The second Negro Southern League (NSL) was one of the several Negro baseball leagues created during the time organized baseball was segregated. The NSL was organized as a minor league in 1945 and lasted until 1951.

== League history ==

Nine team owners met in February 1945 in Nashville, Tennessee, to form a new minor league named after an old minor league.

The 1948 season received very little coverage in the press and is hard to piece together. Additionally, a new league, the Negro American Association, formed and lured away at least four of the stronger teams, including the Atlanta Black Crackers.

The league did not organize for the 1952 season due to attendance figures being expected to be too low to be profitable. The second Negro Southern League was dissolved after seven seasons.

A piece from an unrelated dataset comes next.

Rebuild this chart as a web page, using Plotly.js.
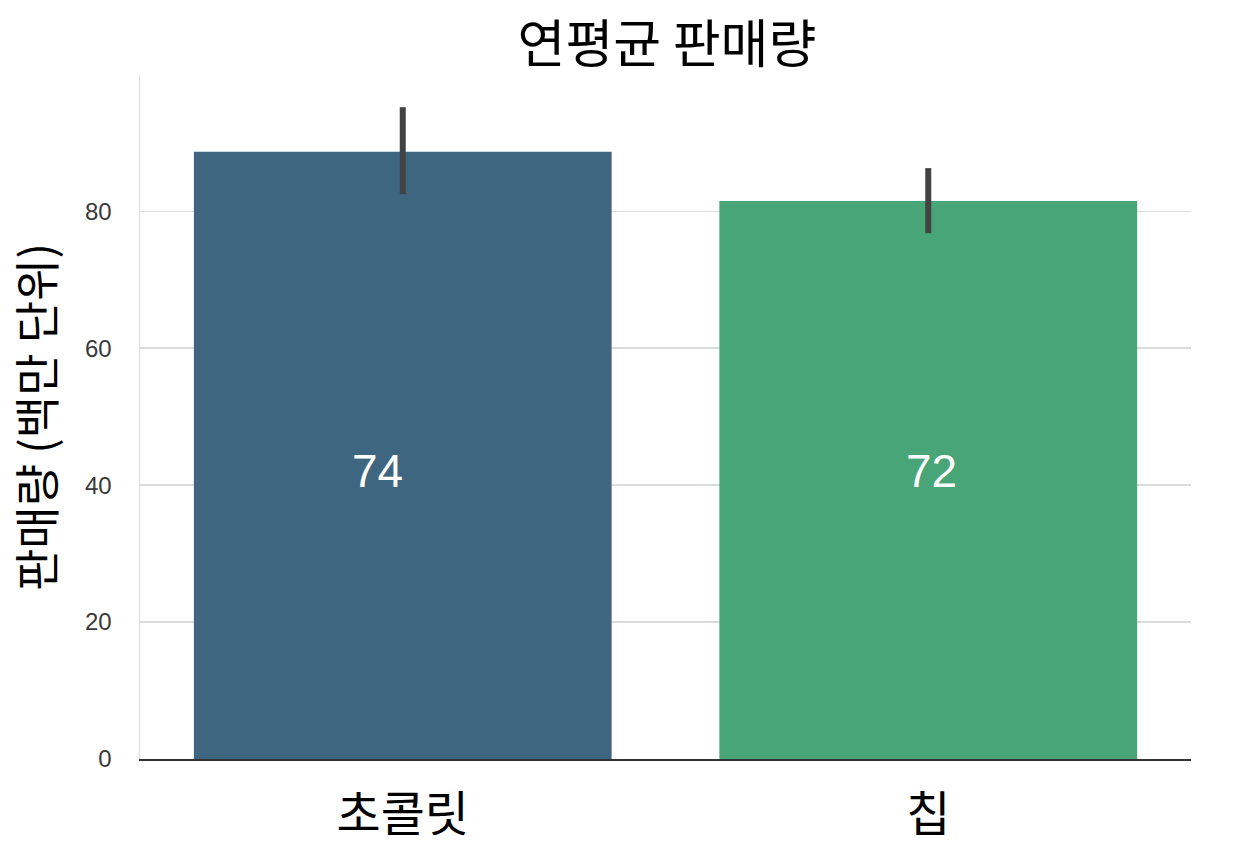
<!DOCTYPE html>
<html>
<head>
<meta charset="utf-8">
<script src="https://cdn.plot.ly/plotly-3.0.1.min.js"></script>
<style>html,body{margin:0;padding:0;background:#fff;}#chart{width:1235px;height:864px;}</style>
</head>
<body>
<div id="chart"></div>
<script>
const categories = ['초콜릿', '칩'];
const salesMean = [88.7, 81.5];
const errUpper = [6.5, 4.8];
const errLower = [6.2, 4.7];
const barLabels = ['74', '72'];
const barColors = ['#3f6680', '#48a578'];
const yTicks = [0, 20, 40, 60, 80];

const trace = {
  type: 'bar',
  x: categories,
  y: salesMean,
  width: 0.795,
  marker: {color: barColors, line: {width: 0}},
  error_y: {
    type: 'data', symmetric: false,
    array: errUpper, arrayminus: errLower,
    color: '#424242', thickness: 6, width: 0
  },
  hoverinfo: 'skip'
};

const labelShift = [-25, 3];
const annotations = categories.map((c, i) => ({
  x: c, y: 42, xref: 'x', yref: 'y',
  text: barLabels[i], showarrow: false, xshift: labelShift[i],
  font: {family: 'Liberation Sans, Arial, sans-serif', size: 46, color: '#ffffff'}
}));

const layout = {
  width: 1235, height: 864,
  margin: {l: 140, r: 44, t: 75, b: 105},
  paper_bgcolor: '#ffffff', plot_bgcolor: '#ffffff',
  showlegend: false,
  title: {
    text: '연평균 판매량', x: 0.54, xanchor: 'center', y: 0.948, yanchor: 'middle',
    font: {family: 'Noto Sans CJK KR, sans-serif', size: 52, color: '#000000'}
  },
  xaxis: {
    type: 'category', range: [-0.5, 1.5],
    showgrid: false, zeroline: false,
    showline: true, linecolor: '#333333', linewidth: 2,
    ticks: '', ticklabelstandoff: 12,
    tickfont: {family: 'Noto Sans CJK KR, sans-serif', size: 48, color: '#000000'}
  },
  yaxis: {
    range: [0, 99.9], tickvals: yTicks,
    showgrid: true, gridcolor: '#dcdcdc', gridwidth: 1.5,
    zeroline: false,
    showline: true, linecolor: '#dddddd', linewidth: 1.5,
    ticks: '', ticklabelstandoff: 22,
    tickfont: {family: 'Liberation Sans, Arial, sans-serif', size: 24, color: '#3a3a3a'},
    title: {
      text: '판매량 (백만 단위)', standoff: 16,
      font: {family: 'Noto Sans CJK KR, sans-serif', size: 46, color: '#000000'}
    }
  },
  annotations: annotations
};

Plotly.newPlot('chart', [trace], layout, {displayModeBar: false, staticPlot: true});
</script>
</body>
</html>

== Negro Southern League franchises ==

Negro Southern League (1945–51)
| Team | Years in league | Notes |
| Atlanta Black Crackers | 1945, 1947–48 | • Associate team 1946 • Left for Negro American Association |
| Knoxville Grays | 1945 |  |
| Asheville Blues | 1945–47 | • Left for Negro American Association |
| Nashville Cubs | 1945–51 | • Called Black Vols 1945-46 • Called Louisville-Nashville Cubs 1950 |
| New Orleans Black Pelicans | 1945 | • Only played first half of season |
| Richmond Cardinals | 1945 | • Replaced New Orleans for second half of season |
| Chattanooga Choo Choos | 1945–48, 1950 | • Called Black Choo Choos 1947, 50 • Dropped out mid-season 1950 |
| Mobile Black Bears | 1945–46 |  |
| Little Rock Black Travelers | 1945 | • Also called Greys • Dropped out mid-season |
| Indianapolis Cardinals | 1945 | • Replaced Little Rock for second half of season |
| Charlotte Black Hornets | 1946 |  |
| Jacksonville Eagles | 1946–47 | • Left for Negro American Association |
| Knoxville Giants | 1946 |  |
| Montgomery Dodgers | 1946 | • Also called Red Sox |
| Memphis Blues | 1947–48 |  |
| New Orleans Creoles | 1947–48, 1950–51 |  |
| Raleigh Tigers | 1947 | • Left for Negro American Association |
| Birmingham Clowns | 1947 | • Also called All Stars |
| Memphis Cardinals | 1947 |  |
| Raleigh Grays | 1948 | • Associate team only |
| Mobile Black Bears | 1948 | • Associate team only |
| Atlanta Brown Crackers | 1949–50 | • Called Atlanta-Detroit Brown Crackers 1949 |
| Gadsden Tigers | 1949–50 | • Called Gadsden-Florida Tigers 1949 |
| Mobile Black Shippers | 1949 |  |
| Montgomery Tigers | 1949 |  |
| Pensacola Seagulls | 1949 |  |
| Evansville Dodgers | 1949 | • Associate team only |
| Indianapolis ABCs | 1949 | • Associate team only • Possibly related to Atlanta Black Crackers |
| Greenville Delta Giants | 1950 |  |
| Memphis Red Caps | 1950 |  |
| Nashville Stars | 1950–51 |  |
| Owensboro Braves | 1950 | • Dropped out mid-season |
| Atlanta Braves | 1951 |  |
| Birmingham Black Eagles | 1951 | • Also called Bears |
| Birmingham All -Stars | 1951 |  |
| Chattanooga Stars | 1951 |  |
| Jackson Cubs | 1951 |  |
| Knoxville Packers | 1951 |  |

- Note: An "associate team" is one who is not a member of the league, but games played against them by league teams count in the league standings.

== League champions ==

Most seasons were split in halves, with the winner of the first half of the season playing the winner of the second half of the season in a formal league play-off that decided the Pennant winner. For some years it is unclear if a split season was played and if the second half schedule was completed. In the below list, the first half winner is noted with a raised "1" and the second half winner is noted with a raised "2".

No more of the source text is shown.